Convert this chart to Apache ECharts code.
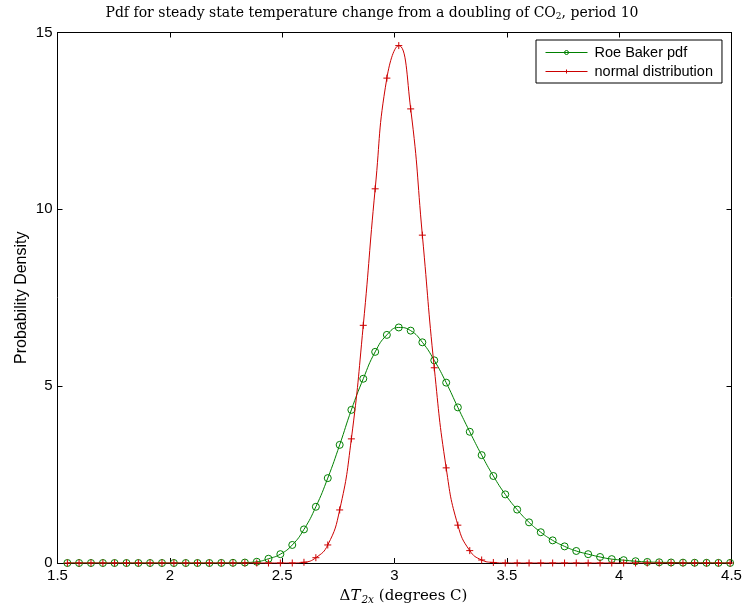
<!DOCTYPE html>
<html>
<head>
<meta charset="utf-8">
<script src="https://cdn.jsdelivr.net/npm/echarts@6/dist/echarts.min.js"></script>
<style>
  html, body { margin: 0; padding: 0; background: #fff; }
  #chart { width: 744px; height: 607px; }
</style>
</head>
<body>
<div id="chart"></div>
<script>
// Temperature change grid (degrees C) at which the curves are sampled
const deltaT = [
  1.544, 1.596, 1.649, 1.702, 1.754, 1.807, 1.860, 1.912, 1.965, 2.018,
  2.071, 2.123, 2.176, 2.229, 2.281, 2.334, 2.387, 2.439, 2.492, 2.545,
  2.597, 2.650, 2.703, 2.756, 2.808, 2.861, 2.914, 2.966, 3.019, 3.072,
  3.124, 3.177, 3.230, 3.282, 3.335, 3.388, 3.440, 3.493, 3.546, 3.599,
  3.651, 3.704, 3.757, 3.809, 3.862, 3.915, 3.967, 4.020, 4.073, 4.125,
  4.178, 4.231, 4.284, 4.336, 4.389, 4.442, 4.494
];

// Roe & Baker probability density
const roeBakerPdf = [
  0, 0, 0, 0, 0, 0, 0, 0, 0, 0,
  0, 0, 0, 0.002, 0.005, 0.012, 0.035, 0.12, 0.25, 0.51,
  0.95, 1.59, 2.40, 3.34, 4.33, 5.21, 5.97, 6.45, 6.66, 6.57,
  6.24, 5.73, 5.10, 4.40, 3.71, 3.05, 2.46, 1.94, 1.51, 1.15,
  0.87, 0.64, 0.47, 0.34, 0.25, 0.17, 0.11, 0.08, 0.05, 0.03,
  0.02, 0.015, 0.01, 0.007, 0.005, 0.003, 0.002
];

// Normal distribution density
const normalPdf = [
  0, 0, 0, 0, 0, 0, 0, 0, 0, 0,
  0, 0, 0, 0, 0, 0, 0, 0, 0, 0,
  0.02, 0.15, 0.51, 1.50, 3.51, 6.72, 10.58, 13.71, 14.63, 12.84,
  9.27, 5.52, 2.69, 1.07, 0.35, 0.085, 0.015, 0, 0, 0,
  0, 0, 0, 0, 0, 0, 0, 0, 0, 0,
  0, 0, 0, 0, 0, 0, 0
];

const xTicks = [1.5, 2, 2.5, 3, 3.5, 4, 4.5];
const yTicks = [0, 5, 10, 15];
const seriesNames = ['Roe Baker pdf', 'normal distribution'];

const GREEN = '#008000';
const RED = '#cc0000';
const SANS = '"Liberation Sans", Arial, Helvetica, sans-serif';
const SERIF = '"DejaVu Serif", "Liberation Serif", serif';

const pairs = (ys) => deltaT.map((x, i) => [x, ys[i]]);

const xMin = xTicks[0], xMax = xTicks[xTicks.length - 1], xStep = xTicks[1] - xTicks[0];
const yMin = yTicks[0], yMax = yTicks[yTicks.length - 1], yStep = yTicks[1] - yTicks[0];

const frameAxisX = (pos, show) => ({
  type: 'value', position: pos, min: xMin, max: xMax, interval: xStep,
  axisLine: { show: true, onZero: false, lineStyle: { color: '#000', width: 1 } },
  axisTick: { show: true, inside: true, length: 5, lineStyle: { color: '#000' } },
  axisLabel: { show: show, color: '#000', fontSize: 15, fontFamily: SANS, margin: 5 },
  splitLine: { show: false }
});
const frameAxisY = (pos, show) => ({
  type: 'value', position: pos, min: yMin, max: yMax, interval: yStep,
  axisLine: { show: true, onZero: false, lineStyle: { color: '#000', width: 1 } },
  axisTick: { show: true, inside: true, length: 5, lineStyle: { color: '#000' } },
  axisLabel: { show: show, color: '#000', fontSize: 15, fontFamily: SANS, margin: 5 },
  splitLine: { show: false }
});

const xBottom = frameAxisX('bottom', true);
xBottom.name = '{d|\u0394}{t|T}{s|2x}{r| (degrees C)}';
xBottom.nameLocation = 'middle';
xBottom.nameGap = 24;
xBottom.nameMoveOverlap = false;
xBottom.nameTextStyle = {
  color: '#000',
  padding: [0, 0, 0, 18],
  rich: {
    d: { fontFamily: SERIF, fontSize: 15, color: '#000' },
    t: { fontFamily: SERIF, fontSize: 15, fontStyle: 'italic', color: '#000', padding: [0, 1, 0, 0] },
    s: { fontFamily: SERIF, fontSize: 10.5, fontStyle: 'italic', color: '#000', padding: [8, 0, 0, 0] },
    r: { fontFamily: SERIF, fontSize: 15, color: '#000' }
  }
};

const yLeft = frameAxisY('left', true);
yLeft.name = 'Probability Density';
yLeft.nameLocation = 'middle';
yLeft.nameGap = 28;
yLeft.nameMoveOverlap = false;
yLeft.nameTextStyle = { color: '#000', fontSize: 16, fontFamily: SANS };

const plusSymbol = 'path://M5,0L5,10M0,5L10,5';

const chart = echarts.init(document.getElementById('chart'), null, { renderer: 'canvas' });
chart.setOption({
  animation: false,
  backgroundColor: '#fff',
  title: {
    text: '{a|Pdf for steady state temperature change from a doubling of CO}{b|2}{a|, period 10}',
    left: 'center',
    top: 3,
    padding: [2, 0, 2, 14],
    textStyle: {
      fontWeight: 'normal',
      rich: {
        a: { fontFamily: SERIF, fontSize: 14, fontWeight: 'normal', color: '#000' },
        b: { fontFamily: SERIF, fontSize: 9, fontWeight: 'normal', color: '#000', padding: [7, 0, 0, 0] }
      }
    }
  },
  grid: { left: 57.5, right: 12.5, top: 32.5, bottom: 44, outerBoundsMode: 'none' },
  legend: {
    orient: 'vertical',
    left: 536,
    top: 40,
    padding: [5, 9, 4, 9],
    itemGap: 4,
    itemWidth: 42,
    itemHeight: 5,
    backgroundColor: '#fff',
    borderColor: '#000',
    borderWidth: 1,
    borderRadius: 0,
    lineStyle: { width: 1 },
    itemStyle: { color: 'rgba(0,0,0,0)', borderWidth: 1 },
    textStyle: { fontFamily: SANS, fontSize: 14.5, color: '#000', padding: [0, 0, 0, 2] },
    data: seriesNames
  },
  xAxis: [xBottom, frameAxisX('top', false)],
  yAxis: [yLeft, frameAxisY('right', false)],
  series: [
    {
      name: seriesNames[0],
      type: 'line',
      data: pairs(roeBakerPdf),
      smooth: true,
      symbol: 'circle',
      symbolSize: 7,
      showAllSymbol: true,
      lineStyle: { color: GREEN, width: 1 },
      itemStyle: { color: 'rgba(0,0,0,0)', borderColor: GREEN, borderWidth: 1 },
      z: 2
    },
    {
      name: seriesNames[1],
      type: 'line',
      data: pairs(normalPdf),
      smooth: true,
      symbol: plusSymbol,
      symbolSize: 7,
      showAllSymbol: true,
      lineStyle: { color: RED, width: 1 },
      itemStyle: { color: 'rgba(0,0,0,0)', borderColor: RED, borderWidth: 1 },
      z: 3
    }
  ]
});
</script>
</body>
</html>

## Problem requirements
Omit the pictures and reproduce the listing exactly.

## Full answer
Convert this chart to Apache ECharts code.
<!DOCTYPE html>
<html>
<head>
<meta charset="utf-8">
<script src="https://cdn.jsdelivr.net/npm/echarts@6/dist/echarts.min.js"></script>
<style>
  html, body { margin: 0; padding: 0; background: #fff; }
  #chart { width: 744px; height: 607px; }
</style>
</head>
<body>
<div id="chart"></div>
<script>
// Temperature change grid (degrees C) at which the curves are sampled
const deltaT = [
  1.544, 1.596, 1.649, 1.702, 1.754, 1.807, 1.860, 1.912, 1.965, 2.018,
  2.071, 2.123, 2.176, 2.229, 2.281, 2.334, 2.387, 2.439, 2.492, 2.545,
  2.597, 2.650, 2.703, 2.756, 2.808, 2.861, 2.914, 2.966, 3.019, 3.072,
  3.124, 3.177, 3.230, 3.282, 3.335, 3.388, 3.440, 3.493, 3.546, 3.599,
  3.651, 3.704, 3.757, 3.809, 3.862, 3.915, 3.967, 4.020, 4.073, 4.125,
  4.178, 4.231, 4.284, 4.336, 4.389, 4.442, 4.494
];

// Roe & Baker probability density
const roeBakerPdf = [
  0, 0, 0, 0, 0, 0, 0, 0, 0, 0,
  0, 0, 0, 0.002, 0.005, 0.012, 0.035, 0.12, 0.25, 0.51,
  0.95, 1.59, 2.40, 3.34, 4.33, 5.21, 5.97, 6.45, 6.66, 6.57,
  6.24, 5.73, 5.10, 4.40, 3.71, 3.05, 2.46, 1.94, 1.51, 1.15,
  0.87, 0.64, 0.47, 0.34, 0.25, 0.17, 0.11, 0.08, 0.05, 0.03,
  0.02, 0.015, 0.01, 0.007, 0.005, 0.003, 0.002
];

// Normal distribution density
const normalPdf = [
  0, 0, 0, 0, 0, 0, 0, 0, 0, 0,
  0, 0, 0, 0, 0, 0, 0, 0, 0, 0,
  0.02, 0.15, 0.51, 1.50, 3.51, 6.72, 10.58, 13.71, 14.63, 12.84,
  9.27, 5.52, 2.69, 1.07, 0.35, 0.085, 0.015, 0, 0, 0,
  0, 0, 0, 0, 0, 0, 0, 0, 0, 0,
  0, 0, 0, 0, 0, 0, 0
];

const xTicks = [1.5, 2, 2.5, 3, 3.5, 4, 4.5];
const yTicks = [0, 5, 10, 15];
const seriesNames = ['Roe Baker pdf', 'normal distribution'];

const GREEN = '#008000';
const RED = '#cc0000';
const SANS = '"Liberation Sans", Arial, Helvetica, sans-serif';
const SERIF = '"DejaVu Serif", "Liberation Serif", serif';

const pairs = (ys) => deltaT.map((x, i) => [x, ys[i]]);

const xMin = xTicks[0], xMax = xTicks[xTicks.length - 1], xStep = xTicks[1] - xTicks[0];
const yMin = yTicks[0], yMax = yTicks[yTicks.length - 1], yStep = yTicks[1] - yTicks[0];

const frameAxisX = (pos, show) => ({
  type: 'value', position: pos, min: xMin, max: xMax, interval: xStep,
  axisLine: { show: true, onZero: false, lineStyle: { color: '#000', width: 1 } },
  axisTick: { show: true, inside: true, length: 5, lineStyle: { color: '#000' } },
  axisLabel: { show: show, color: '#000', fontSize: 15, fontFamily: SANS, margin: 5 },
  splitLine: { show: false }
});
const frameAxisY = (pos, show) => ({
  type: 'value', position: pos, min: yMin, max: yMax, interval: yStep,
  axisLine: { show: true, onZero: false, lineStyle: { color: '#000', width: 1 } },
  axisTick: { show: true, inside: true, length: 5, lineStyle: { color: '#000' } },
  axisLabel: { show: show, color: '#000', fontSize: 15, fontFamily: SANS, margin: 5 },
  splitLine: { show: false }
});

const xBottom = frameAxisX('bottom', true);
xBottom.name = '{d|\u0394}{t|T}{s|2x}{r| (degrees C)}';
xBottom.nameLocation = 'middle';
xBottom.nameGap = 24;
xBottom.nameMoveOverlap = false;
xBottom.nameTextStyle = {
  color: '#000',
  padding: [0, 0, 0, 18],
  rich: {
    d: { fontFamily: SERIF, fontSize: 15, color: '#000' },
    t: { fontFamily: SERIF, fontSize: 15, fontStyle: 'italic', color: '#000', padding: [0, 1, 0, 0] },
    s: { fontFamily: SERIF, fontSize: 10.5, fontStyle: 'italic', color: '#000', padding: [8, 0, 0, 0] },
    r: { fontFamily: SERIF, fontSize: 15, color: '#000' }
  }
};

const yLeft = frameAxisY('left', true);
yLeft.name = 'Probability Density';
yLeft.nameLocation = 'middle';
yLeft.nameGap = 28;
yLeft.nameMoveOverlap = false;
yLeft.nameTextStyle = { color: '#000', fontSize: 16, fontFamily: SANS };

const plusSymbol = 'path://M5,0L5,10M0,5L10,5';

const chart = echarts.init(document.getElementById('chart'), null, { renderer: 'canvas' });
chart.setOption({
  animation: false,
  backgroundColor: '#fff',
  title: {
    text: '{a|Pdf for steady state temperature change from a doubling of CO}{b|2}{a|, period 10}',
    left: 'center',
    top: 3,
    padding: [2, 0, 2, 14],
    textStyle: {
      fontWeight: 'normal',
      rich: {
        a: { fontFamily: SERIF, fontSize: 14, fontWeight: 'normal', color: '#000' },
        b: { fontFamily: SERIF, fontSize: 9, fontWeight: 'normal', color: '#000', padding: [7, 0, 0, 0] }
      }
    }
  },
  grid: { left: 57.5, right: 12.5, top: 32.5, bottom: 44, outerBoundsMode: 'none' },
  legend: {
    orient: 'vertical',
    left: 536,
    top: 40,
    padding: [5, 9, 4, 9],
    itemGap: 4,
    itemWidth: 42,
    itemHeight: 5,
    backgroundColor: '#fff',
    borderColor: '#000',
    borderWidth: 1,
    borderRadius: 0,
    lineStyle: { width: 1 },
    itemStyle: { color: 'rgba(0,0,0,0)', borderWidth: 1 },
    textStyle: { fontFamily: SANS, fontSize: 14.5, color: '#000', padding: [0, 0, 0, 2] },
    data: seriesNames
  },
  xAxis: [xBottom, frameAxisX('top', false)],
  yAxis: [yLeft, frameAxisY('right', false)],
  series: [
    {
      name: seriesNames[0],
      type: 'line',
      data: pairs(roeBakerPdf),
      smooth: true,
      symbol: 'circle',
      symbolSize: 7,
      showAllSymbol: true,
      lineStyle: { color: GREEN, width: 1 },
      itemStyle: { color: 'rgba(0,0,0,0)', borderColor: GREEN, borderWidth: 1 },
      z: 2
    },
    {
      name: seriesNames[1],
      type: 'line',
      data: pairs(normalPdf),
      smooth: true,
      symbol: plusSymbol,
      symbolSize: 7,
      showAllSymbol: true,
      lineStyle: { color: RED, width: 1 },
      itemStyle: { color: 'rgba(0,0,0,0)', borderColor: RED, borderWidth: 1 },
      z: 3
    }
  ]
});
</script>
</body>
</html>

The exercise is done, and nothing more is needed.